More controversy followed with his 1998 life of Dennis Potter, the televison dramatist, which claimed that Potter had made use of prostitutes. The Potter family, not surprisingly, complained. Once again Carpenter was unrepentant. He'd been through worse with the families of Tolkien and Britten. He developed, in these later years, a carapace of indifference to the cavils of interested parties, arguing that the events of a life are the truth of a life, no matter how inconvenient. Unlike many biographers, he could be judgemental about his subjects. About Spike Milligan, his last biographee, he muttered to me, "Not a very nice man at all".

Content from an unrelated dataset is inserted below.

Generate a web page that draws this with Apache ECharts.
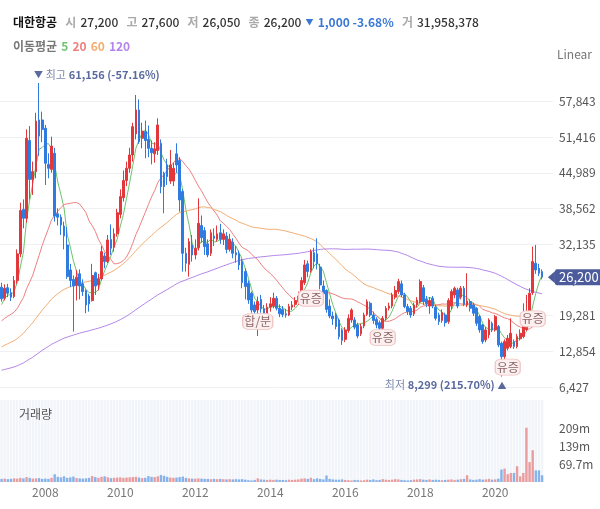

Humphrey Carpenter, on the other hand, was an extremely nice man, the kind of life-enhancing enthusiast at whom you extend your hands, as to a radiator. Shambolic but intensely focused, industrious but lighthearted, he never stopped finding details of human behaviour that amused him, then passing them on for the amusement of all. He humanised the reputations of all his subjects. And he saw the world of literature as a gigantic Valhalla, at which he wanted to be not just a participant, but the impresario at the head of the table, leading the toasts. This paragraph, from the foreword to Geniuses Together, offers a hint of his dreams:

"I went to a marvellous party," runs the first line of a Noel Coward song, and evidently that was how it felt to have been a young American writer - or would-be writer - in the Montparnasse district of Paris after the

First World War. It is hard to read about life in "the Quarter", as they all called Montparnasse, without wishing to have tasted it oneself - to have bumped into Ernest Hemingway in a bar, to have drunk away the night with Robert McAlmon, to have been caught up in the intrigues of the expatriates and participated in their long fiesta.

It was far from being the most productive "movement" in literary history; but to live in Paris is always a delight, and to live there when life seems full of possibilities and tomorrow you might turn out to be a genius - well, to quote another song, "Who could ask for anything more?"